Last year Apple quietly introduced a technology called iBeacon. Apple described iBeacon as an enhancement to location services and touted some retail benefits of the technology. As developers have started to understand the technology a vast new array of location aware applications are being enabled, many of these are making inroads in the enterprise computing space.

iBeacon is a very simple idea based around existing industry standard Bluetooth technology. Each iBeacon device is a simple Bluetooth Low Energy (BLE) transmitter that broadcasts 3 unique identifying numbers. Any Android or iOS mobile device and a large number of PCs and MacBooks that support the Bluetooth 4.0 protocol can receive these broadcasts.  They in turn can notify applications on the device of the presence of the iBeacon and the approximate distance to the iBeacon.

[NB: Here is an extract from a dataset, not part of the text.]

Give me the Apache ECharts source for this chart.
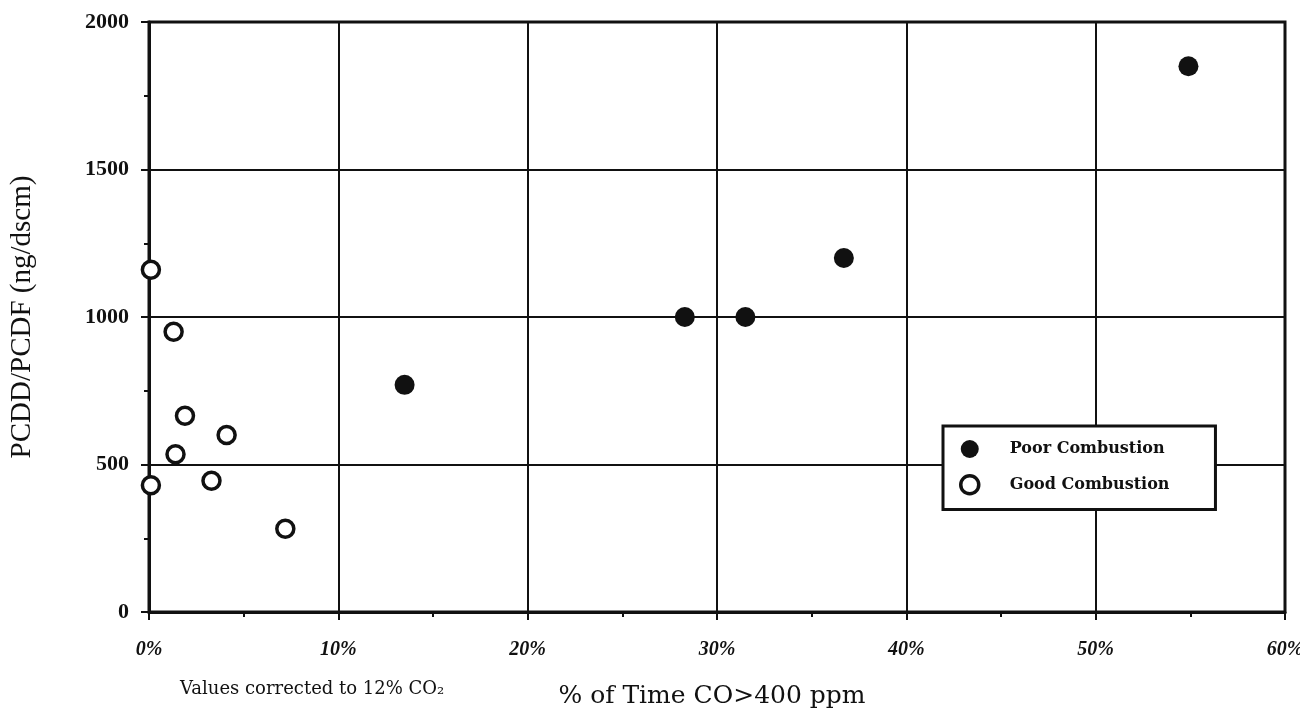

iBeacon devices themselves are very small and cost just a few dollars. Also they require no infrastructure or connectivity so they can be easily deployed in mass. Unlike Near Field Communications (NFC) which is a two-way protocol with very short broadcast distances (10 inches or less), iBeacon is a one-way technology that works similar to GPS technology which requires the end device to handle all computation and communications. Additionally iBeacon because is it based on Bluetooth 4.0 can have a range of up to 100m.

While many of the example uses of iBeacon have centered on the retail space, we are already hearing from our enterprise clients on how this technology can be a game changer in the enterprise space. One example of this a large energy company with workers who make rounds on facilities and need to enter data and notes from many locations throughout the day. By implementing low cost iBeacons on key pieces of equipment they are able to ensure that notes and data captured are entered properly and the correct piece of equipment has been identified. Further, they can use this technology for maintenance crews to retrieve detailed specifications and preventative maintenance schedules for individual values, gauges or other pieces of equipment. A second enterprise customer is considering the use of the technology to enable a smart campus where applications on a user’s phone could control lighting and audio-visual systems by simply opening an application that already knows exactly what room they are in on a multi-building campus.

It is clear that we are only seeing the tip of the iceberg with regards to how this technology will be used. It will be exciting to see how innovative companies use this low cost, standards based technology to change experiences for both customers and employees.